Notes from the MAR Legal Hotline

 

Michael McDonagh, MAR General Counsel

Ashley Stolba, MAR Associate Counsel  

Justin Davidson, MAR Legislative & Regulatory Counsel

 

August 2015

 

Q.        My seller has a home with a septic system that was inspected eighteen months ago and they would like to resell the property. Do they have to have it inspected again?

 

A.         Most likely, no. If an inspection was conducted within the applicable time frame, it may fulfill the inspection requirement for more than one transfer of title. For most properties, inspection must have occurred within two years prior to the transfer. Alternatively, if the system has been pumped on an annual basis and the records are available, then typically the inspection must have occurred within the past three years.

 

Q.        Who must obtain a Title 5 inspection when a property is being sold and who receives the results?

 

A.         Pursuant to Title 5, the property owner or facility operator is generally responsible for obtaining an inspection of the system by an approved system inspector. Prior to the time of transfer of title, however, the parties may contractually allocate responsibility for the inspection provided that such inspection occurs within the specified timeframe. If an inspection is required, the inspection results must be recorded on a state Department of Environmental Protection (DEP)-approved inspection form and submitted within 30 days of the inspection to the approving authority, which is typically the local Board of Health.

 

            If an inspection is not required, a system owner may perform a voluntary assessment of the condition and operability of the system, in which case the results of the inspection are not required to be submitted to the approving authority.

 

            For more information on Title 5, visit: http://www.mass.gov/eea/agencies/massdep/water/wastewater/septic-systems-title-5.html#6

 

Q.        Is the seller required to allow buyers to test for radon in Massachusetts?

 

A.         No. Unlike lead paint, the seller is not required to allow the buyer to conduct a radon test. Unless the parties have otherwise agreed, if a test is conducted and the buyer is concerned about the level of radon detected, the seller is not obligated to abate the problem.

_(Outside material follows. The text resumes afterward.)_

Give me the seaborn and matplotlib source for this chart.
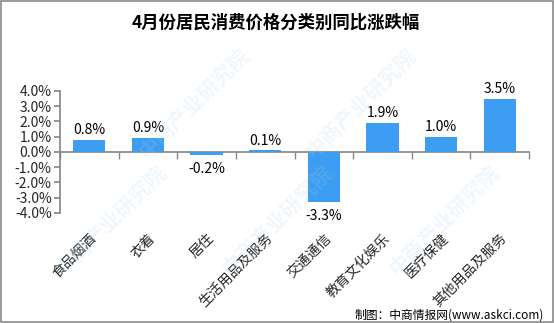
import matplotlib
matplotlib.use("Agg")
import matplotlib.pyplot as plt
import seaborn as sns
import pandas as pd
from matplotlib.ticker import FuncFormatter, FixedLocator
from matplotlib.patches import Rectangle

categories = ["食品烟酒", "衣着", "居住", "生活用品及服务", "交通通信",
              "教育文化娱乐", "医疗保健", "其他用品及服务"]
values = [0.8, 0.9, -0.2, 0.1, -3.3, 1.9, 1.0, 3.5]
yticks = [-4.0, -3.0, -2.0, -1.0, 0.0, 1.0, 2.0, 3.0, 4.0]
title = "4月份居民消费价格分类别同比涨跌幅"
footer = "制图：中商情报网(www.askci.com)"

sns.set_theme(style="white")
plt.rcParams['font.family'] = ['Noto Sans CJK SC', 'DejaVu Sans']

df = pd.DataFrame({"cat": categories, "val": values})

fig = plt.figure(figsize=(5.54, 3.23), dpi=100)
ax = fig.add_axes([60/554, 1-213/323, (529-60)/554, (213-91)/323])

# faint watermark
for fx, fy in [(0.2, 0.32), (0.5, 0.32), (0.8, 0.32), (0.35, 0.68), (0.65, 0.68)]:
    fig.text(fx, fy, "中商产业研究院", rotation=45, fontsize=15,
             color="#a9d0ee", alpha=0.18, ha="center", va="center",
             fontweight="bold", zorder=0)

sns.barplot(data=df, x="cat", y="val", color="#3d9df2", saturation=1,
            width=0.55, ax=ax, zorder=3, linewidth=0, edgecolor="none")

ax.set_ylim(-4.0, 4.0)
ax.set_xlim(-0.5, len(categories) - 0.5)
ax.yaxis.set_major_locator(FixedLocator(yticks))
ax.yaxis.set_major_formatter(FuncFormatter(lambda v, p: f"{v:.1f}%"))
ax.set_xlabel("")
ax.set_ylabel("")

for s in ["top", "right"]:
    ax.spines[s].set_visible(False)
ax.spines["left"].set_color("#888888")
ax.spines["bottom"].set_color("#888888")
ax.spines["bottom"].set_position(("data", 0))
ax.patch.set_alpha(0)

ax.tick_params(axis="y", which="major", direction="out", length=4,
               color="#888888", labelsize=10, pad=2, left=True)
ax.set_xticks(range(len(categories)))
ax.set_xticklabels(categories)
ax.set_xticks([i + 0.5 for i in range(-1, len(categories))], minor=True)
ax.tick_params(axis="x", which="major", length=0, pad=57, labelsize=10)
ax.tick_params(axis="x", which="minor", direction="out", length=5,
               color="#888888", bottom=True)
for lab in ax.get_xticklabels():
    lab.set_rotation(45)
    lab.set_ha("right")
    lab.set_va("top")
    lab.set_rotation_mode("anchor")

for i, v in enumerate(values):
    if v >= 0:
        ax.annotate(f"{v:.1f}%", (i, v), xytext=(0, 2), textcoords="offset points",
                    ha="center", va="bottom", fontsize=10, color="black")
    else:
        ax.annotate(f"{v:.1f}%", (i, v), xytext=(0, -5), textcoords="offset points",
                    ha="center", va="top", fontsize=10, color="black")

fig.text(276/554, 1-23/323, title, ha="center", va="center", fontsize=12.5,
         fontweight="bold", color="black")
fig.text(544/554, 1-315/323, footer, ha="right", va="center", fontsize=8.5,
         color="black")

fig.patches.append(Rectangle((0.001, 0.002), 0.997, 0.995, transform=fig.transFigure,
                             fill=False, edgecolor="#8a8a8a", linewidth=1.2))

fig.savefig("out.png", dpi=100)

            Buyers wishing to add a radon contingency should be sure to include that contingency in the agreement to purchase, and be agreed upon by the seller.

 

Q.        If a buyer backs out of a transaction because of elevated radon levels, is the listing agent required to disclose this to future prospective buyers?

 

A.         Yes. Attorney General regulations explaining Chapter 93A provide that it is a violation when an agent, “fails to disclose to a buyer or prospective buyer any fact, the disclosure of which may have influenced the buyer or prospective buyer not to enter into the transaction.”  It requires that a real estate agent volunteer these facts, even if not asked, preferably in writing. Elevated radon levels in a home would be considered a fact under Chapter 93A, and therefore must be disclosed if known.